Mainland China developer China Overseas Land and Investment is expected to be the first mover. It unveiled a sales brochure for its 1,620-unit The Regent property on Friday, and is expected to release the prices for a first batch of apartments this week.

“Ahead of the proposed vacancy tax, and amid a gloomy market, developers have sped up sales, particularly of properties that are complete,” said Jeffrey Mak, property analyst at CGS-CIMB Securities. “Prices will be slashed further when more units are offered, particularly in areas where a flood of units is expected.”

Buyers are pondering and trying to figure out where the market is going
Derek Chan, head of research, Ricacrop Properties

Tai Po, for instance, could be the next battleground for developers looking to attract buyers. The Central Horizon development by Billion Development and Project Management has been granted a presale permit and will offer 1,408 units in the area.

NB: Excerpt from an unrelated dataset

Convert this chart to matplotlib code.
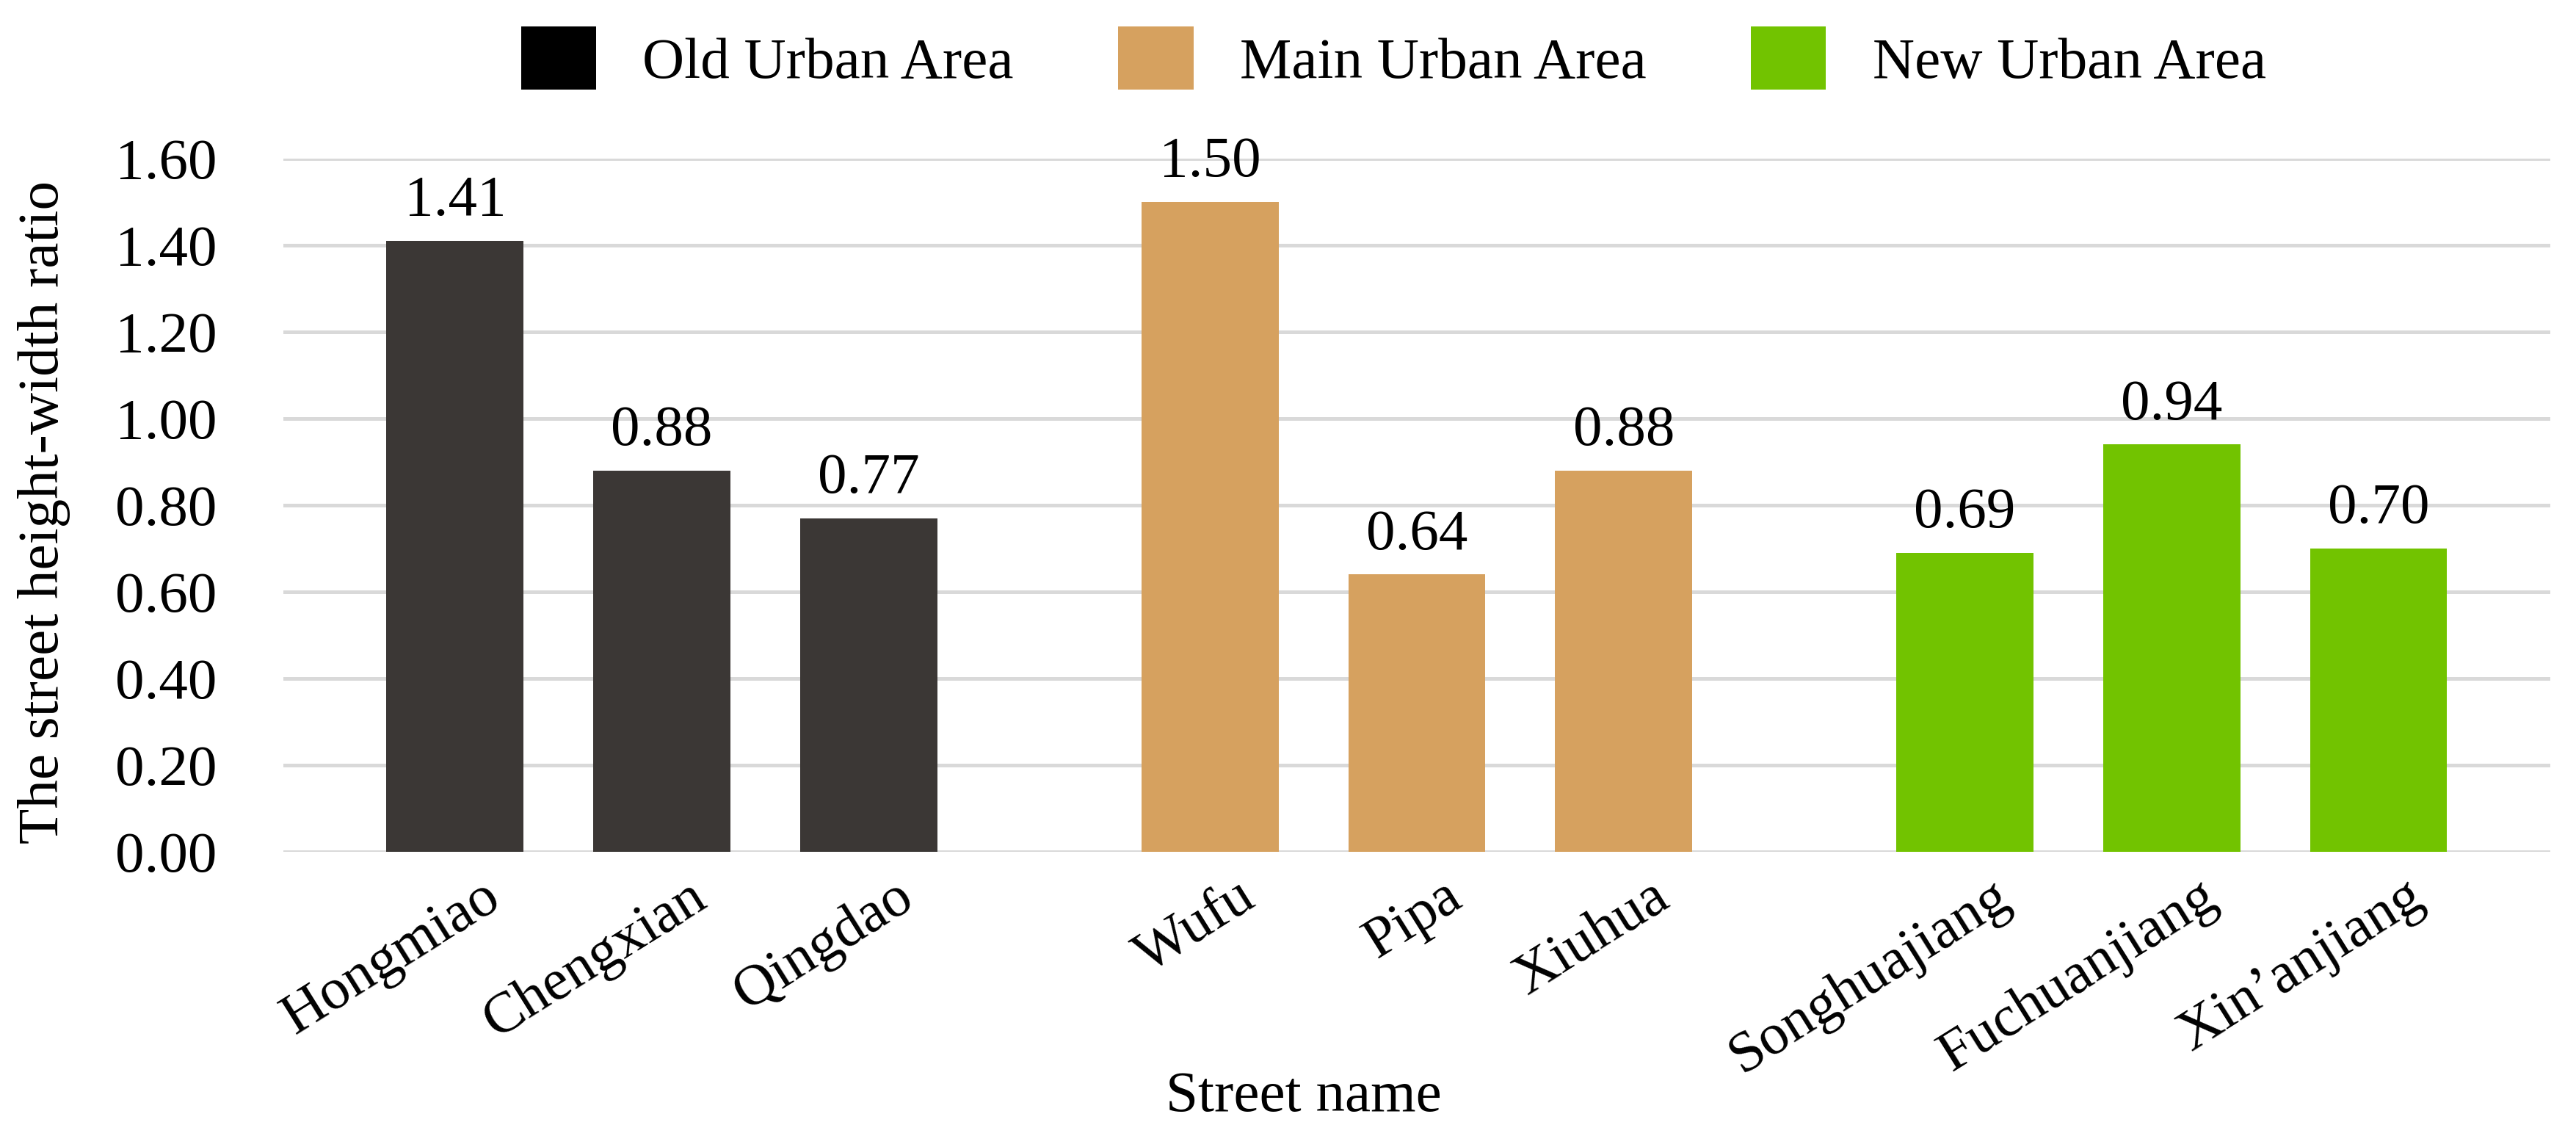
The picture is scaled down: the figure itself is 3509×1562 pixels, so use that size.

Great Eagle Holdings and Sino Land will offer 723 units at Ontolo and 528 units at Mayfair by the Sea 8, respectively, once they receive their presale permits.

CGS-CIMB Securities’ Mak said he expected the units to be priced at about HK$15,000 per square foot. “In good times, they could fetch HK$18,000,” he added, which translates into a 16.7 per cent price cut.

A number of reports have forecast further falls – up to 25 per cent- in home prices as the US-China trade war, a volatile stock market and rising interest rates keep buyers away.

“The primary market’s price correction will be gradual. In 2019, what we see first will be a drop in transaction volumes,” said Stephanie Lau, vice-president and senior analyst at Moody’s.

Hong Kong’s property bull run came to an end in August. Home prices have since dropped by 7.2 per cent after peaking in July, following a 28-month surge that started in April 2016.

Last month, properties of all kinds recorded steep drops. At 397, new private unit sales in December amounted to just more than half of the 729 sales recorded in November. The sales of industrial units also recorded a 31 per cent month-on-month decline in December, while retail shop transactions dropped by 34.7 per cent.

Even luxury home at Asia’s priciest address is not immune to price slump

December was also the first month on record with no transactions at 47 prime office buildings, including Shun Tak Centre in Sheung Wan, Far East Financial Centre in Admiralty and King's Wing Plaza in Sha Tin. These properties recorded the most number of transactions last year, according to Midland.